There was a crash and a shout of surprise, followed by several heavy thuds. Half a dozen beer bottles flew through the door and over the edge of the platform, where they smashed into splashes of foam and shattered glass between the rails. They were followed by Barry’s father, who stumbled out onto the platform clutching his stomach. BC reappeared. Mr Porter shuffled off to open the gates for the train.
‘Barry, your father has very kindly agreed to mind the station by himself for the rest of the day,’ announced BC. ‘Emily, here are ten shillings. Why not take Barry back into Melbourne on that train? Show him the lights and decorations, and buy yourselves toffee apples. Daniel and I are going home. Muriel?’
‘Somebody has to do your bandages properly,’ Muriel declared to BC, although she was batting her eyelashes at Daniel.
The train pulled into the station.
‘Hold your arm out!’ Emily demanded, grasping Barry by the collar and stopping him as he made for the carriage.
‘’Ere, wot for?’
‘So I can put my hand on it, like a lady with a gentleman.
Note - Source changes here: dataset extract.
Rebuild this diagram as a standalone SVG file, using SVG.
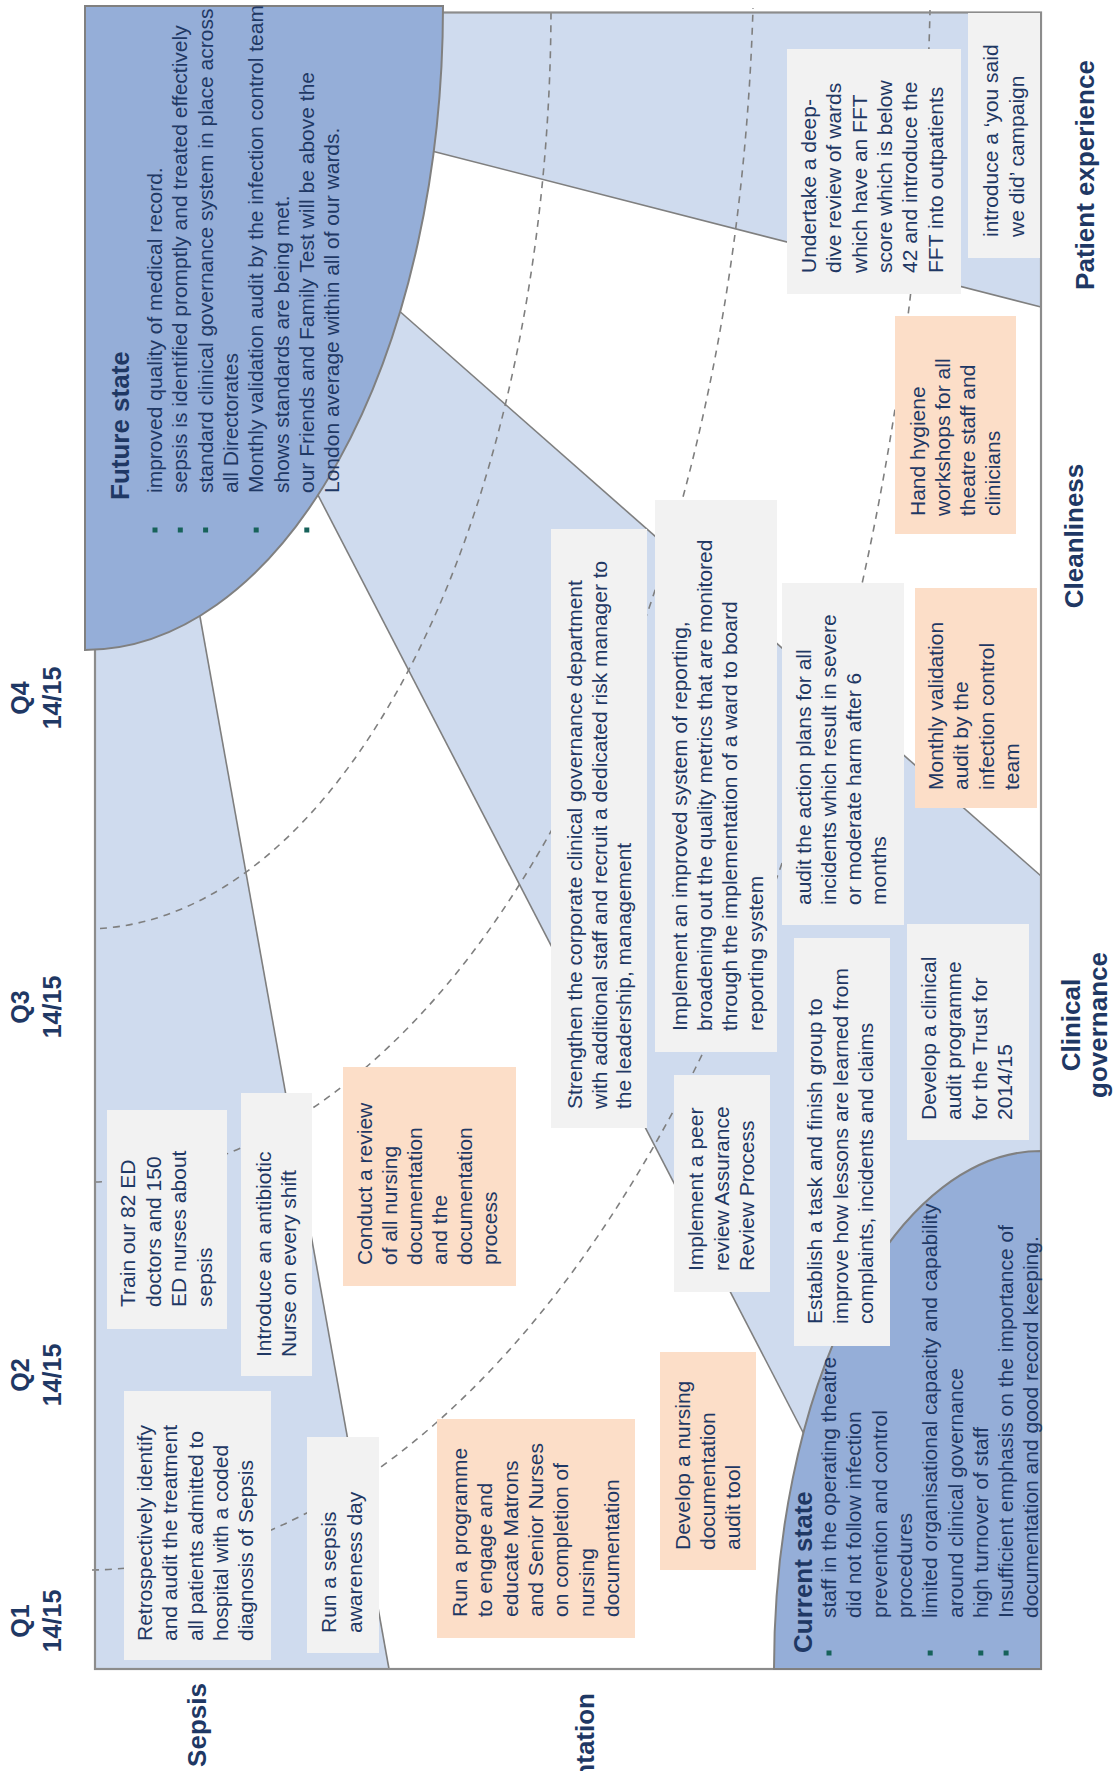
<svg xmlns="http://www.w3.org/2000/svg" width="1117" height="1771" viewBox="0 0 1117 1771">
<style>
.band{fill:#CFDBEE}
.edge{stroke:#7F7F7F;stroke-width:1.6;fill:none}
.arc{stroke:#7F7F7F;stroke-width:1.6;fill:none;stroke-dasharray:7 6}
.frame{stroke:#8C8C8C;stroke-width:2.2;fill:none}
.g{fill:#F2F2F2}
.p{fill:#FCDEC8}
.state{fill:#95AED8;stroke:#808080;stroke-width:2}
.t{font-family:"Liberation Sans",Arial,sans-serif;font-size:21px;fill:#1F3864}
.h{font-family:"Liberation Sans",Arial,sans-serif;font-size:26px;font-weight:bold;fill:#1F3864}
.q{font-family:"Liberation Sans",Arial,sans-serif;font-size:25px;font-weight:bold;fill:#1F3864}
.bul{fill:#17625A}
</style>
<rect width="1117" height="1771" fill="#FFFFFF"/>

<g id="lanes">
<polygon class="band" points="95,600 197,600 389,1669 95,1669"/>
<polygon class="band" points="305,470 380,294 1041,876 1041,1200 838,1500"/>
<polygon class="band" points="420,12.5 1041,12.5 1041,307 420,148"/>
</g>

<g id="milestones">
<path class="arc" d="M100,928.5 A466,923 0 0 0 551,10"/>
<path class="arc" d="M95,1182 A669,1242 0 0 0 753,8"/>
<path class="arc" d="M92,1570 A846,1630 0 0 0 930,10"/>
</g>

<g id="lane-edges">
<path class="edge" d="M197,600 L389,1669"/>
<path class="edge" d="M305,470 L838,1500"/>
<path class="edge" d="M380,294 L1041,876"/>
<path class="edge" d="M420,148 L1041,307"/>
<rect class="frame" x="95" y="12.5" width="946" height="1656.5"/>
</g>

<g id="future-state">
<path class="state" d="M85,6 H443 A358,644 0 0 1 85,650 Z"/>
<text class="h" transform="translate(129,500) rotate(-90)">Future state</text>
<rect class="bul" x="152.5" y="527.5" width="5" height="5"/>
<rect class="bul" x="177.8" y="527.5" width="5" height="5"/>
<rect class="bul" x="203.1" y="527.5" width="5" height="5"/>
<rect class="bul" x="253.7" y="527.5" width="5" height="5"/>
<rect class="bul" x="304.3" y="527.5" width="5" height="5"/>
<text class="t" transform="translate(162,493) rotate(-90)"><tspan x="0" y="0">improved quality of medical record.</tspan><tspan x="0" dy="25.3">sepsis is identified promptly and treated effectively</tspan><tspan x="0" dy="25.3">standard clinical governance system in place across</tspan><tspan x="0" dy="25.3">all Directorates</tspan><tspan x="0" dy="25.3">Monthly validation audit by the infection control team</tspan><tspan x="0" dy="25.3">shows standards are being met.</tspan><tspan x="0" dy="25.3">our Friends and Family Test will be above the</tspan><tspan x="0" dy="25.3">London average within all of our wards.</tspan></text>
</g>

<g id="current-state">
<path class="state" d="M1041,1669 H774 A267,518 0 0 1 1041,1151 Z"/>
<text class="h" transform="translate(812,1653) rotate(-90)">Current state</text>
<rect class="bul" x="826.5" y="1650.5" width="5" height="5"/>
<rect class="bul" x="927.7" y="1650.5" width="5" height="5"/>
<rect class="bul" x="978.3" y="1650.5" width="5" height="5"/>
<rect class="bul" x="1003.6" y="1650.5" width="5" height="5"/>
<text class="t" transform="translate(836,1618) rotate(-90)"><tspan x="0" y="0">staff in the operating theatre</tspan><tspan x="0" dy="25.3">did not follow infection</tspan><tspan x="0" dy="25.3">prevention and control</tspan><tspan x="0" dy="25.3">procedures</tspan><tspan x="0" dy="25.3">limited organisational capacity and capability</tspan><tspan x="0" dy="25.3">around clinical governance</tspan><tspan x="0" dy="25.3">high turnover of staff</tspan><tspan x="0" dy="25.3">Insufficient emphasis on the importance of</tspan><tspan x="0" dy="25.3">documentation and good record keeping.</tspan></text>
</g>

<g id="retrospective-audit">
<rect class="g" x="124" y="1391" width="147" height="269"/>
<text class="t" transform="translate(152,1641) rotate(-90)"><tspan x="0" y="0">Retrospectively identify</tspan><tspan x="0" dy="25.3">and audit the treatment</tspan><tspan x="0" dy="25.3">all patients admitted to</tspan><tspan x="0" dy="25.3">hospital with a coded</tspan><tspan x="0" dy="25.3">diagnosis of Sepsis</tspan></text>
</g>

<g id="sepsis-awareness-day">
<rect class="g" x="307" y="1437" width="72" height="216"/>
<text class="t" transform="translate(336,1633) rotate(-90)"><tspan x="0" y="0">Run a sepsis</tspan><tspan x="0" dy="26">awareness day</tspan></text>
</g>

<g id="train-ed-staff">
<rect class="g" x="107" y="1110" width="120" height="219"/>
<text class="t" transform="translate(135,1307) rotate(-90)"><tspan x="0" y="0">Train our 82 ED</tspan><tspan x="0" dy="25.5">doctors and 150</tspan><tspan x="0" dy="25.5">ED nurses about</tspan><tspan x="0" dy="25.5">sepsis</tspan></text>
</g>

<g id="antibiotic-nurse">
<rect class="g" x="241" y="1093" width="71" height="283"/>
<text class="t" transform="translate(271,1357) rotate(-90)"><tspan x="0" y="0">Introduce an antibiotic</tspan><tspan x="0" dy="25">Nurse on every shift</tspan></text>
</g>

<g id="review-nursing-documentation">
<rect class="p" x="343" y="1067" width="173" height="219"/>
<text class="t" transform="translate(372,1265) rotate(-90)"><tspan x="0" y="0">Conduct a review</tspan><tspan x="0" dy="25">of all nursing</tspan><tspan x="0" dy="25">documentation</tspan><tspan x="0" dy="25">and the</tspan><tspan x="0" dy="25">documentation</tspan><tspan x="0" dy="25">process</tspan></text>
</g>

<g id="matrons-programme">
<rect class="p" x="437" y="1419" width="198" height="219"/>
<text class="t" transform="translate(467,1617) rotate(-90)"><tspan x="0" y="0">Run a programme</tspan><tspan x="0" dy="25.3">to engage and</tspan><tspan x="0" dy="25.3">educate Matrons</tspan><tspan x="0" dy="25.3">and Senior Nurses</tspan><tspan x="0" dy="25.3">on completion of</tspan><tspan x="0" dy="25.3">nursing</tspan><tspan x="0" dy="25.3">documentation</tspan></text>
</g>

<g id="documentation-audit-tool">
<rect class="p" x="660" y="1352" width="96" height="218"/>
<text class="t" transform="translate(690,1550) rotate(-90)"><tspan x="0" y="0">Develop a nursing</tspan><tspan x="0" dy="25">documentation</tspan><tspan x="0" dy="25">audit tool</tspan></text>
</g>

<g id="peer-review">
<rect class="g" x="674" y="1075" width="96" height="217"/>
<text class="t" transform="translate(703,1271) rotate(-90)"><tspan x="0" y="0">Implement a peer</tspan><tspan x="0" dy="25.5">review Assurance</tspan><tspan x="0" dy="25.5">Review Process</tspan></text>
</g>

<g id="task-finish-group">
<rect class="g" x="794" y="938" width="96" height="408"/>
<text class="t" transform="translate(822,1324) rotate(-90)"><tspan x="0" y="0">Establish a task and finish group to</tspan><tspan x="0" dy="25.5">improve how lessons are learned from</tspan><tspan x="0" dy="25.5">complaints, incidents and claims</tspan></text>
</g>

<g id="clinical-audit-programme">
<rect class="g" x="907" y="924" width="122" height="216"/>
<text class="t" transform="translate(936,1120) rotate(-90)"><tspan x="0" y="0">Develop a clinical</tspan><tspan x="0" dy="25.3">audit programme</tspan><tspan x="0" dy="25.3">for the Trust for</tspan><tspan x="0" dy="25.3">2014/15</tspan></text>
</g>

<g id="audit-action-plans">
<rect class="g" x="782" y="583" width="122" height="342"/>
<text class="t" transform="translate(811,905) rotate(-90)"><tspan x="0" y="0">audit the action plans for all</tspan><tspan x="0" dy="25">incidents which result in severe</tspan><tspan x="0" dy="25">or moderate harm after 6</tspan><tspan x="0" dy="25">months</tspan></text>
</g>

<g id="monthly-validation">
<rect class="p" x="915" y="588" width="122" height="220"/>
<text class="t" transform="translate(943,790) rotate(-90)"><tspan x="0" y="0">Monthly validation</tspan><tspan x="0" dy="25.3">audit by the</tspan><tspan x="0" dy="25.3">infection control</tspan><tspan x="0" dy="25.3">team</tspan></text>
</g>

<g id="hand-hygiene">
<rect class="p" x="895" y="316" width="121" height="218"/>
<text class="t" transform="translate(925,516) rotate(-90)"><tspan x="0" y="0">Hand hygiene</tspan><tspan x="0" dy="25">workshops for all</tspan><tspan x="0" dy="25">theatre staff and</tspan><tspan x="0" dy="25">clinicians</tspan></text>
</g>

<g id="fft-review">
<rect class="g" x="787" y="49" width="174" height="245"/>
<text class="t" transform="translate(816,273) rotate(-90)"><tspan x="0" y="0">Undertake a deep-</tspan><tspan x="0" dy="25.3">dive review of wards</tspan><tspan x="0" dy="25.3">which have an FFT</tspan><tspan x="0" dy="25.3">score which is below</tspan><tspan x="0" dy="25.3">42 and introduce the</tspan><tspan x="0" dy="25.3">FFT into outpatients</tspan></text>
</g>

<g id="you-said-we-did">
<rect class="g" x="968" y="13" width="72" height="245"/>
<text class="t" transform="translate(998,237) rotate(-90)"><tspan x="0" y="0">introduce a ‘you said</tspan><tspan x="0" dy="26">we did’ campaign</tspan></text>
</g>

<g id="reporting-system">
<rect class="g" x="655" y="500" width="122" height="552"/>
<text class="t" transform="translate(687,1031) rotate(-90)"><tspan x="0" y="0">Implement an improved system of reporting,</tspan><tspan x="0" dy="25.2">broadening out the quality metrics that are monitored</tspan><tspan x="0" dy="25.2">through the implementation of a ward to board</tspan><tspan x="0" dy="25.2">reporting system</tspan></text>
</g>

<g id="strengthen-governance">
<rect class="g" x="551" y="529" width="96" height="599"/>
<text class="t" transform="translate(582,1109) rotate(-90)"><tspan x="0" y="0">Strengthen the corporate clinical governance department</tspan><tspan x="0" dy="24.5">with additional staff and recruit a dedicated risk manager to</tspan><tspan x="0" dy="24.5">the leadership, management</tspan></text>
</g>

<g id="quarter-labels">
<text class="q" text-anchor="middle" transform="translate(29,1621) rotate(-90)"><tspan x="0" y="0">Q1</tspan><tspan x="0" dy="32">14/15</tspan></text>
<text class="q" text-anchor="middle" transform="translate(29,1375) rotate(-90)"><tspan x="0" y="0">Q2</tspan><tspan x="0" dy="32">14/15</tspan></text>
<text class="q" text-anchor="middle" transform="translate(29,1007) rotate(-90)"><tspan x="0" y="0">Q3</tspan><tspan x="0" dy="32">14/15</tspan></text>
<text class="q" text-anchor="middle" transform="translate(29,698) rotate(-90)"><tspan x="0" y="0">Q4</tspan><tspan x="0" dy="32">14/15</tspan></text>
</g>

<g id="lane-labels">
<text class="h" text-anchor="middle" transform="translate(206,1725) rotate(-90)">Sepsis</text>
<text class="h" text-anchor="end" transform="translate(594,1693) rotate(-90)">Documentation</text>
<text class="h" text-anchor="middle" transform="translate(1080,1025) rotate(-90)"><tspan x="0" y="0">Clinical</tspan><tspan x="0" dy="27">governance</tspan></text>
<text class="h" text-anchor="middle" transform="translate(1083,536) rotate(-90)">Cleanliness</text>
<text class="h" text-anchor="middle" transform="translate(1094,175) rotate(-90)">Patient experience</text>
</g>
</svg>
Now walk! Open the door – no! Get out again! You hold the door open for me while staying outside, then you get in and close the door behind us.’
‘Is this meant to be a treat?’ asked Barry, glancing forlornly at BC before closing the door.
The train chuffed out of the station.
‘Barry the Bag, out on the town with Emily on his arm,’ said Daniel in wonder as the three of them stood staring after the departing train.
‘Am I meant to laugh or be sick?’ asked Muriel, squeezing Daniel’s hand.
‘Barry Porter, he could have been the greatest battle commander imaginable,’ said BC, shaking her head.
‘Yet in a way, he was,’ said Daniel.
‘I do believe you are right,’ concluded BC. ‘Barry the Bag commanding Lurker the Worker, Wreder the Writer, and Luker the Lurker. An uncoxed four! Yes, a small crew but an effective one.’
‘Come along, heroes, bandage time,’ said Muriel, tugging at Daniel’s arm and BC’s coat. ‘The battle is over, so the nurse is in command.’
Two days later it was Saturday, and the six saviours of the century-to-come were gathered in a café near the river. Fox sketched other patrons while Emily tried not to choke on her first cup of coffee. BC sat scanning a newspaper for news of anything suspicious, and Daniel and Muriel sat holding hands. Barry was concluding the sale of an artistic postcard to someone with a bushy beard, who declared that he had come to Melbourne ’for the culture’. Deciding that she could force no more coffee down for the time being, Emily leaned closer to BC.